Tuesday, December 10, 2013

Kiger Mustang

During the 1500s, the Spanish explored the New World, bringing large groups of horses with them. Many of these horses escaped, forming large herds throughout the western United States. Because so many different breeds escaped, the appearance of horses in different areas can vary slightly. Some herds, called Colonial Spanish Horses, resemble the horses the Spanish brought over, while others, known as Mustangs, are hardier.

 In the foothills of the Cascade Mountains in Oregon, herds of dun horses with black manes and tails roam. A herd of these horses were found in the '70s by E. Ron Harding, who was gathering Mustangs at Kiger Gorge in the Steen Mountains. Since this herd seemed special and was thought to be of Spanish descent, the Bureau of Land Management decided to relocate the herd to southeastern Oregon rather putting them for adoption. The separated the herd into two groups, with twenty going to an area near Diamond, Oregon, and seven going to Riddle Mountain Herd Management Area.
Kiger Mustang

 Every few years, the herds in these areas are rounded up and inspected. Those with desired qualities are returned to the wild. The rest are auctioned off.

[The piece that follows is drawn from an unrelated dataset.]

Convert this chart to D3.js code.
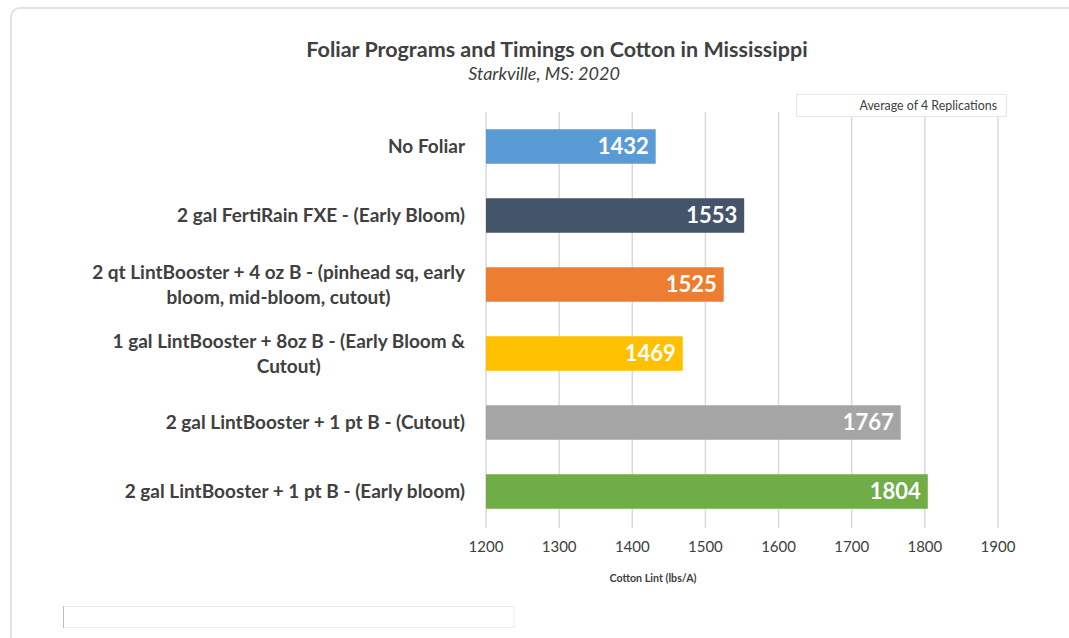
<!DOCTYPE html>
<html><head><meta charset="utf-8">
<script src="https://cdn.jsdelivr.net/npm/d3@7"></script>
<style>
html,body{margin:0;padding:0;background:#fff;}
svg{display:block;}
</style></head>
<body>
<script>
const categories = [
  ["No Foliar"],
  ["2 gal FertiRain FXE - (Early Bloom)"],
  ["2 qt LintBooster + 4 oz B - (pinhead sq, early", "bloom, mid-bloom, cutout)"],
  ["1 gal LintBooster + 8oz B - (Early Bloom &", "Cutout)"],
  ["2 gal LintBooster + 1 pt B - (Cutout)"],
  ["2 gal LintBooster + 1 pt B - (Early bloom)"]
];
const values = [1432, 1553, 1525, 1469, 1767, 1804];
const colors = ["#5B9BD5", "#44546A", "#ED7D31", "#FFC000", "#A5A5A5", "#70AD47"];
const ticks = [1200, 1300, 1400, 1500, 1600, 1700, 1800, 1900];
const title = "Foliar Programs and Timings on Cotton in Mississippi";
const subtitle = "Starkville, MS: 2020";
const legendText = "Average of 4 Replications";
const xTitle = "Cotton Lint (lbs/A)";

const W = 1069, H = 638;
const font = "Lato, 'Open Sans', sans-serif";
const svg = d3.select("body").append("svg").attr("width", W).attr("height", H);

// frame
svg.append("rect").attr("x", 11).attr("y", 8).attr("width", W + 20).attr("height", H + 20)
  .attr("rx", 9).attr("fill", "#fff").attr("stroke", "#e3e3e3").attr("stroke-width", 2);

const x = d3.scaleLinear().domain([1200, 1900]).range([486, 998]);
const y = d3.scaleBand().domain(d3.range(categories.length)).range([112, 526])
  .paddingInner(0.5).paddingOuter(0.25);

// gridlines
svg.append("g").selectAll("line").data(ticks).join("line")
  .attr("x1", d => x(d)).attr("x2", d => x(d))
  .attr("y1", 112).attr("y2", 528)
  .attr("stroke", "#d9d9d9").attr("stroke-width", 1.5);

// bars
svg.append("g").selectAll("rect").data(values).join("rect")
  .attr("x", x(1200)).attr("y", (d, i) => y(i))
  .attr("width", d => x(d) - x(1200)).attr("height", y.bandwidth())
  .attr("fill", (d, i) => colors[i]);

// value labels
svg.append("g").selectAll("text").data(values).join("text")
  .attr("x", d => x(d) - 7).attr("y", (d, i) => y(i) + y.bandwidth() / 2)
  .attr("dy", "0.36em").attr("text-anchor", "end")
  .attr("fill", "#fff").attr("font-family", font).attr("font-weight", "bold")
  .attr("font-size", 22).text(d => d);

// category labels
const cl = svg.append("g").selectAll("text").data(categories).join("text")
  .attr("text-anchor", "middle").attr("fill", "#404040")
  .attr("font-family", font).attr("font-weight", "bold").attr("font-size", 19);
cl.each(function(lines, i) {
  const t = d3.select(this);
  const cy = y(i) + y.bandwidth() / 2;
  const lh = 25.5;
  const n = lines.length;
  lines.forEach((ln, k) => {
    t.append("tspan").attr("y", cy + (k - (n - 1) / 2) * lh).attr("dy", "0.36em").text(ln);
  });
  const spans = t.selectAll("tspan").nodes();
  const wmax = d3.max(spans, s => s.getComputedTextLength());
  const right = 465;
  spans.forEach(s => d3.select(s).attr("x", right - wmax / 2));
});

// x axis tick labels
svg.append("g").selectAll("text").data(ticks).join("text")
  .attr("x", d => x(d)).attr("y", 547).attr("dy", "0.36em")
  .attr("text-anchor", "middle").attr("fill", "#404040")
  .attr("font-family", font).attr("font-size", 15).text(d => d);

// axis title
svg.append("text").attr("x", 653).attr("y", 578).attr("dy", "0.36em")
  .attr("text-anchor", "middle").attr("fill", "#404040")
  .attr("font-family", font).attr("font-weight", "bold").attr("font-size", 10.7).text(xTitle);

// title
svg.append("text").attr("x", 557).attr("y", 49).attr("dy", "0.36em")
  .attr("text-anchor", "middle").attr("fill", "#404040")
  .attr("font-family", font).attr("font-weight", "bold").attr("font-size", 21.5).text(title);
svg.append("text").attr("x", 544).attr("y", 74).attr("dy", "0.36em")
  .attr("text-anchor", "middle").attr("fill", "#404040")
  .attr("font-family", font).attr("font-style", "italic").attr("font-size", 18).text(subtitle);

// legend box
svg.append("rect").attr("x", 796.5).attr("y", 94.5).attr("width", 210).attr("height", 22)
  .attr("fill", "#fff").attr("stroke", "#e6e6e6").attr("stroke-width", 1);
svg.append("text").attr("x", 997).attr("y", 106).attr("dy", "0.36em")
  .attr("text-anchor", "end").attr("fill", "#404040")
  .attr("font-family", font).attr("font-size", 12.4).text(legendText);

// bottom empty box
svg.append("rect").attr("x", 63.5).attr("y", 606.5).attr("width", 450.5).attr("height", 21)
  .attr("fill", "#fff").attr("stroke", "#ececec").attr("stroke-width", 1);
svg.append("line").attr("x1", 63.5).attr("x2", 63.5).attr("y1", 606).attr("y2", 628)
  .attr("stroke", "#bdbdbd").attr("stroke-width", 1);
</script>
</body></html>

 Today, some domesticated Kigers are bred as trail and endurance horses. Since they are now domesticated and not considered Mustangs, they are called Kiger Horses instead. They can be registered under the Kiger Horse Association and Registry.

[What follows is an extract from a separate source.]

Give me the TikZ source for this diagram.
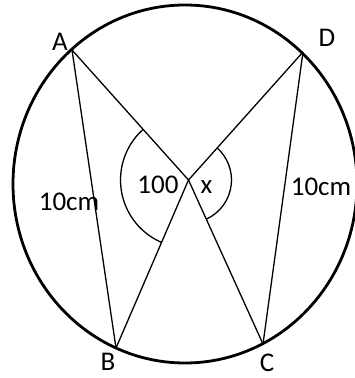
\documentclass[tikz,border=0pt]{standalone}
\usepackage{fontspec}
\setmainfont{Carlito}
\usetikzlibrary{angles}

\begin{document}
\begin{tikzpicture}[x=1pt, y=1pt,
        lbl/.style={inner sep=0pt, font=\fontsize{27}{31}\selectfont},
        chord/.style={line width=1.3pt}]
        \useasboundingbox (0,0) rectangle (355,378);

        % points on the circle and the crossing point
        \coordinate (O) at (185,194);
        \coordinate (A) at (72,328);
        \coordinate (D) at (303,326);
        \coordinate (B) at (116,30);
        \coordinate (C) at (263,34);
        \coordinate (X) at (188.5,198);

        \draw[line width=2.8pt] (O) ellipse [x radius=172pt, y radius=179pt];

        \draw[chord] (A) -- (X) -- (C);
        \draw[chord] (D) -- (X) -- (B);
        \draw[chord] (A) -- (B);
        \draw[chord] (D) -- (C);

        \pic[draw, chord, angle radius=68pt] {angle = A--X--B};
        \pic[draw, chord, angle radius=43pt] {angle = C--X--D};

        \node[lbl] (labA) at (60,336) {A};
        \node[lbl] (labD) at (327,340) {D};
        \node[lbl] (labB) at (108,16) {B};
        \node[lbl] (labC) at (267,15) {C};
        \node[lbl] (lenAB) at (69,176) {10cm};
        \node[lbl] (lenDC) at (321,191) {10cm};
        \node[lbl] (ang) at (158,193.5) {100};
        \node[lbl] (angx) at (206.5,191) {x};
    \end{tikzpicture}
\end{document}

Breed Description and Uses
 Kiger Mustangs, named for the area in which they were found, are small horses, standing only 13.2 to 15.2 hands high on average. They are compact with slanted shoulders and strong hooves. Traveling the foothills of large mountains has made then very sure-footed, thus making them excellent trail horses. They have a small, refined head with hooked ears.

 All Kigers are some shade of dun, whether that be grulla, red dun, buckskin, or any other variation.